Angie Mayer in Little Rock classroom

George-Little Rock Middle School language arts teacher Angie Mayer holds up her copy of “Once My Name Was Sara,” a memoir by Betty Grebenschikoff who fled Nazi Germany with her family in 1939.

LITTLE ROCK—After visiting the U.S. Holocaust Memorial Museum this summer, Angie Mayer has gained new insight into how to teach her students about the Holocaust.

Mayer and fellow middle school language arts teacher, Melia Towne, visited the museum in Washington, D.C., in late July when they attended the three-day 2019 Arthur and Rochelle Belfer National Conference for Educators.

The visit was an eye-opening experience for Mayer, who said she learned several new facts about the Holocaust she had not known. For example, the Nazis passed a law in Germany in 1938 that Jewish people who did not have a Jewish first name had to change their middle names to “Sara” for women or “Israel” for men.

“Just so that they had like a name identifier that they were Jewish,” Mayer said.

Her and Towne also had the opportunity to meet a Holocaust survivor, Betty Grebenschikoff, who had written a memoir about her experiences of that time called “Once My Name Was Sara.”

The book was one of several related to the Holocaust that Mayer brought back with her from the museum. Two other books she plans on incorporating into her Holocaust unit for sixth-graders are “The Journey that Saved Curious George” by Louise Borden and “The World Must Know” by Michael Berenbaum.

The first book is about the original authors of the Curious George books, Hans Augusto and Margret Rey, a Jewish couple who fled Paris in 1940. The second book is a collection of first-person narratives by people who lived during the Holocaust.

One of the most important lessons Mayer took from the visit was that educators should talk about victims and survivors of the Holocaust with dignity and recognize their humanity.

“Because that was so much what the Holocaust was, was taking away the humanity and the dignity of these people,” Mayer said. “That really hit home.”

The focus on discussing the victims’ dignity is something Mayer said the school’s previous Holocaust curriculum had not emphasized as much. After going to the museum, however, Mayer said that will change.

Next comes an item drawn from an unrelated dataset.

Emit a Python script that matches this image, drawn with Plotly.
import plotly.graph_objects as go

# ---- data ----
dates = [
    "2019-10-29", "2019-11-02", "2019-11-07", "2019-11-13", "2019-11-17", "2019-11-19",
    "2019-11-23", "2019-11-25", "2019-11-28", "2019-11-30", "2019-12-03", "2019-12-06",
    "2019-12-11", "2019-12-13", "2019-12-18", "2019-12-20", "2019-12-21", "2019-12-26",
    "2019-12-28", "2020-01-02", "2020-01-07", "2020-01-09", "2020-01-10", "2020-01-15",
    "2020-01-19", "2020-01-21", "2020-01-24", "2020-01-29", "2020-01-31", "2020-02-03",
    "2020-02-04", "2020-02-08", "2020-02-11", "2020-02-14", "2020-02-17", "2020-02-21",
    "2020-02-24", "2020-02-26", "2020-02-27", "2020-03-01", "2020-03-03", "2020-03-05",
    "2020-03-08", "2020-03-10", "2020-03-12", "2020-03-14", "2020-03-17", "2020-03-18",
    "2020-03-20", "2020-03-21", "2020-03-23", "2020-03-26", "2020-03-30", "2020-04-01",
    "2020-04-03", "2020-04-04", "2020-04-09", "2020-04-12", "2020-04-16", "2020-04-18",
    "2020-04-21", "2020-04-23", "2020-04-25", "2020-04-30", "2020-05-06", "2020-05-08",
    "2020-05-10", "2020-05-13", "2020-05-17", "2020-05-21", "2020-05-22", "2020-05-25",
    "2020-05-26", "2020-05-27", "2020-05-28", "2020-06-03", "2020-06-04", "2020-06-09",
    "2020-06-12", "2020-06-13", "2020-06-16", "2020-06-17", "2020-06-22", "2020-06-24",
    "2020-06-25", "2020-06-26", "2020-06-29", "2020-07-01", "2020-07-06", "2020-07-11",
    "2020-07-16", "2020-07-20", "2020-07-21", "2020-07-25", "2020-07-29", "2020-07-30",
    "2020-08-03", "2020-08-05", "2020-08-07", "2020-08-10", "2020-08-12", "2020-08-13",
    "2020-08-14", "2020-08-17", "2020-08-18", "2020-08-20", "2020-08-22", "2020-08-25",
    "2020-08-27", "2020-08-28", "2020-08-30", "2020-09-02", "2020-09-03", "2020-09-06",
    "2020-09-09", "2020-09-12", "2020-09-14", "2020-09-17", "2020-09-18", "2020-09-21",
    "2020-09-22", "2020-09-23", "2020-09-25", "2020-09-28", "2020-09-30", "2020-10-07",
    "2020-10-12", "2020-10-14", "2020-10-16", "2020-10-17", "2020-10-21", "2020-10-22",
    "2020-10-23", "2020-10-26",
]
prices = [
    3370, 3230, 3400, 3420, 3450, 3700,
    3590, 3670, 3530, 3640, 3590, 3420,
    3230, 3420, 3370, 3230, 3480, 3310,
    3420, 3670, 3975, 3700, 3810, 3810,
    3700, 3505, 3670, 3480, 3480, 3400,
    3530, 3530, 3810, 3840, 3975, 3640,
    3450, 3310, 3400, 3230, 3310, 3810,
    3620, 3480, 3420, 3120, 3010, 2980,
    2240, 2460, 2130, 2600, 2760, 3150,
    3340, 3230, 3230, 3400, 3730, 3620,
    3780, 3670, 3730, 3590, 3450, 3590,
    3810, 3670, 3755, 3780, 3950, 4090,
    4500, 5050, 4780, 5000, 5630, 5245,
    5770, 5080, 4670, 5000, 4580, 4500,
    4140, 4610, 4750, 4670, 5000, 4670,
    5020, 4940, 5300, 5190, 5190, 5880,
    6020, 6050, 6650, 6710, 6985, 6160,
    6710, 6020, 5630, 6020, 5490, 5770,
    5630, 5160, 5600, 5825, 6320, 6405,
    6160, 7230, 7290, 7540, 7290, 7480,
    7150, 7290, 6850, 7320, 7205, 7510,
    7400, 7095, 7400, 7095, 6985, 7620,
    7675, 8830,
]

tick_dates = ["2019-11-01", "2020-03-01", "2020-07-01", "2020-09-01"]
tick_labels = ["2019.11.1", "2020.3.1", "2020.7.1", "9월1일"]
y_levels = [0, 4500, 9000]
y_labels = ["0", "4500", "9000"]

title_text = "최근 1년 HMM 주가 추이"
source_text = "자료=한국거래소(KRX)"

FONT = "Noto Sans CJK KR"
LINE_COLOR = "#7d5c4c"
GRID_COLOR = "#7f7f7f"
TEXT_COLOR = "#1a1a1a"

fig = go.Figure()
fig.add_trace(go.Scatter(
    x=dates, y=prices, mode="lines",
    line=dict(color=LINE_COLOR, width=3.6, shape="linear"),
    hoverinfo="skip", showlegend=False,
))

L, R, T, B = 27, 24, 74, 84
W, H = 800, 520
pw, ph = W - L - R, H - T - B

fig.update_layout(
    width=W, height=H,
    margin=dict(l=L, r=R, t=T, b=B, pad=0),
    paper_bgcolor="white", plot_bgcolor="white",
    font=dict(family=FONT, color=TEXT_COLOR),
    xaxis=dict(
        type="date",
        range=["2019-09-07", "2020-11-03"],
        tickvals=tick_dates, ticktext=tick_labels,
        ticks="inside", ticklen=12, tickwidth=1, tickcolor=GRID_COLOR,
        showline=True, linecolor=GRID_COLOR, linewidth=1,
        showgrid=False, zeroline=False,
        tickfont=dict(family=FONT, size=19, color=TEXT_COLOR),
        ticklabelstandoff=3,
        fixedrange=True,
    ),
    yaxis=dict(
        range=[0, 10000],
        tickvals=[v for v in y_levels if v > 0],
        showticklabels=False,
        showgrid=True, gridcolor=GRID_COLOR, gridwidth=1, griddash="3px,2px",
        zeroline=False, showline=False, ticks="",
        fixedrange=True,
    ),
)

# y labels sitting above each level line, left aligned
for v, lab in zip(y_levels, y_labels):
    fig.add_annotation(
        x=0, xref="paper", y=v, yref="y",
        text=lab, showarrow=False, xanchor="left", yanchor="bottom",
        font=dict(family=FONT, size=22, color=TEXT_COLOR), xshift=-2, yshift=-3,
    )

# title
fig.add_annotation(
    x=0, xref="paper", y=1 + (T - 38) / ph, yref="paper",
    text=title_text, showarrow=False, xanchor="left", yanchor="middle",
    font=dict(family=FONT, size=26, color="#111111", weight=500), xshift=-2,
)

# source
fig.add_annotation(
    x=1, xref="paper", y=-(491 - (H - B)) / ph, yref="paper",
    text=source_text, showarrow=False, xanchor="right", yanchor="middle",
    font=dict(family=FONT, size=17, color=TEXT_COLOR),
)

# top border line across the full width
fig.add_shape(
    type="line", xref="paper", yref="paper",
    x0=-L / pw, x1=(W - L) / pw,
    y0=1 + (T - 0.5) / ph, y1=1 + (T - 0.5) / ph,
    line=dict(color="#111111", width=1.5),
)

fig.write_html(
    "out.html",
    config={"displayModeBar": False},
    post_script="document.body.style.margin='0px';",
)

“That’s what we want to make sure, that we actually use those words because I don’t know that we ever used the word dignity when we’ve taught it before,” she said.

“Just to make sure the kids understand like, look how they stripped away any ounce of dignity for these people. Humanity, those kind of words.”

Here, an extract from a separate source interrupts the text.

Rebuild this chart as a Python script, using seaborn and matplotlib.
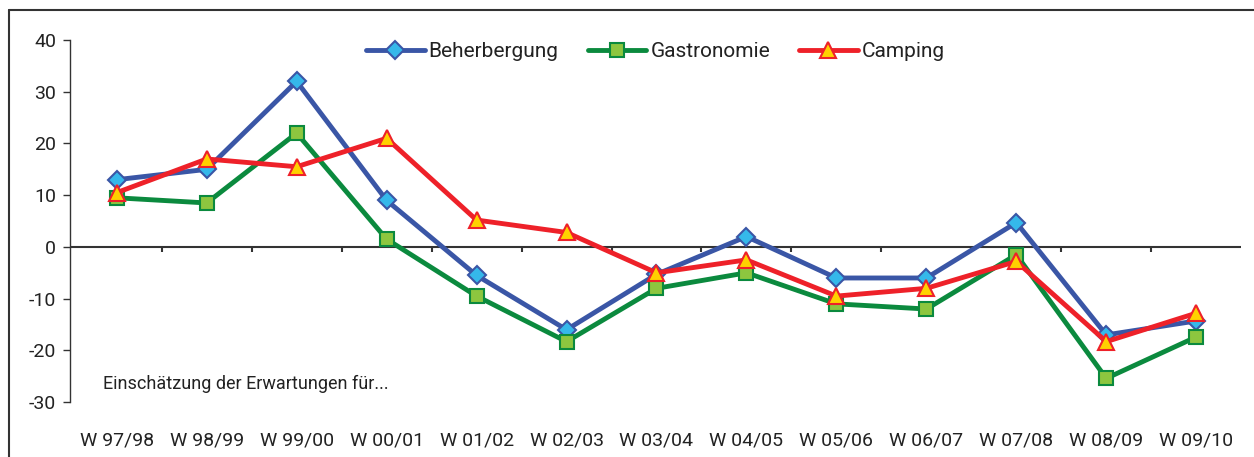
import numpy as np
import pandas as pd
import matplotlib.pyplot as plt
import seaborn as sns
from matplotlib.lines import Line2D

seasons = ["W 97/98", "W 98/99", "W 99/00", "W 00/01", "W 01/02", "W 02/03", "W 03/04",
           "W 04/05", "W 05/06", "W 06/07", "W 07/08", "W 08/09", "W 09/10"]
beherbergung = [13, 15, 32, 9, -5.5, -16, -5.3, 2, -6, -6, 4.7, -17, -14.3]
gastronomie = [9.5, 8.5, 22, 1.5, -9.5, -18.3, -8, -5, -11, -12, -1.5, -25.4, -17.4]
camping = [10.5, 17, 15.5, 21, 5.2, 2.8, -5, -2.5, -9.5, -8, -2.8, -18.3, -12.8]

sns.set_style("white")
plt.rcParams['font.family'] = ['Roboto', 'DejaVu Sans']

fig = plt.figure(figsize=(12.54, 4.57), dpi=100)
ax = fig.add_axes([0.0558, 0.120, 0.934, 0.7925])

x = np.arange(len(seasons))
series = [
    ("Beherbergung", beherbergung, "#3A56A6", "D", "#35B8EA", 9),
    ("Gastronomie", gastronomie, "#0B8A3E", "s", "#8DC63F", 10),
    ("Camping", camping, "#EE2129", "^", "#FFD100", 11),
]
for name, vals, col, mk, fc, ms in series:
    sns.lineplot(x=x, y=vals, ax=ax, color=col, linewidth=3.5, marker=mk,
                 markersize=ms, markerfacecolor=fc, markeredgecolor=col,
                 markeredgewidth=1.5, label=name)

ax.set_xlim(-0.52, 12.5)
ax.set_ylim(-30, 40)
ax.set_yticks(range(-30, 41, 10))
ax.set_yticklabels([str(v) for v in range(-30, 41, 10)], fontsize=14, color="#222222")
ax.tick_params(axis="y", direction="out", length=5, width=1, color="#333333", left=True, pad=5)

ax.set_xticks(x)
ax.set_xticklabels(seasons, fontsize=14, color="#222222")
ax.tick_params(axis="x", length=0, pad=21)

for s in ["top", "right", "bottom"]:
    ax.spines[s].set_visible(False)
ax.spines["left"].set_color("#333333")
ax.spines["left"].set_linewidth(1)

# zero line with category boundary ticks
ax.axhline(0, color="#333333", linewidth=1.5, zorder=1)
ax.vlines(np.arange(0.5, 12.5, 1), -0.9, 0, color="#333333", linewidth=1.5, zorder=1)

ax.text(-0.15, -26.5, "Einschätzung der Erwartungen für...", fontsize=13,
        ha="left", va="center", color="#222222")

leg = ax.legend(loc="upper center", bbox_to_anchor=(0.5, 1.045), ncol=3, frameon=False,
                fontsize=15, handlelength=2.8, handletextpad=0.2, columnspacing=1.4)
for t in leg.get_texts():
    t.set_color("#222222")

# outer frame (left and top edges)
fig.add_artist(Line2D([9 / 1254, 9 / 1254], [0, 1 - 10 / 457], transform=fig.transFigure,
                      color="#333333", linewidth=1.5))
fig.add_artist(Line2D([9 / 1254, 1], [1 - 10 / 457, 1 - 10 / 457], transform=fig.transFigure,
                      color="#333333", linewidth=1.5))

fig.savefig("out.png", dpi=100)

An example she gave was the story of Gerda Weissman, a Jewish woman who was liberated from a concentration camp in 1945. When an Allied soldier opened the door for Weissman to release her, she broke down in tears because the gesture made her feel human again.

Another important lesson Mayer learned for educators teaching the Holocaust is to not romanticize that time period by only teaching stories about people who sheltered Jews in their homes or helped them escape.

“In reality, when that many people died, 6 million Jews died, there actually weren’t that many people that were hiding them in closets and that sort of thing,” she said.

While her and Towne still will read hopeful stories about people helping those targeted during the Holocaust, Mayer said they will balance those stories out with other stories that are not as happy. One such book Towne will have her students read is “Night” by Elie Wiesel, which is inspired by Wiesel’s firsthand experiences as a prisoner in a concentration camp.

Teaching about the Holocaust through stories about people who were there is a way that Mayer said connects with students and puts a face to the large number of people who suffered and were killed during that time.

“We can talk about 6 million Jews dying and 10 million people dying and all of that, and the kids, those numbers, they don’t really mean a whole lot until we try to turn those numbers into actual people.”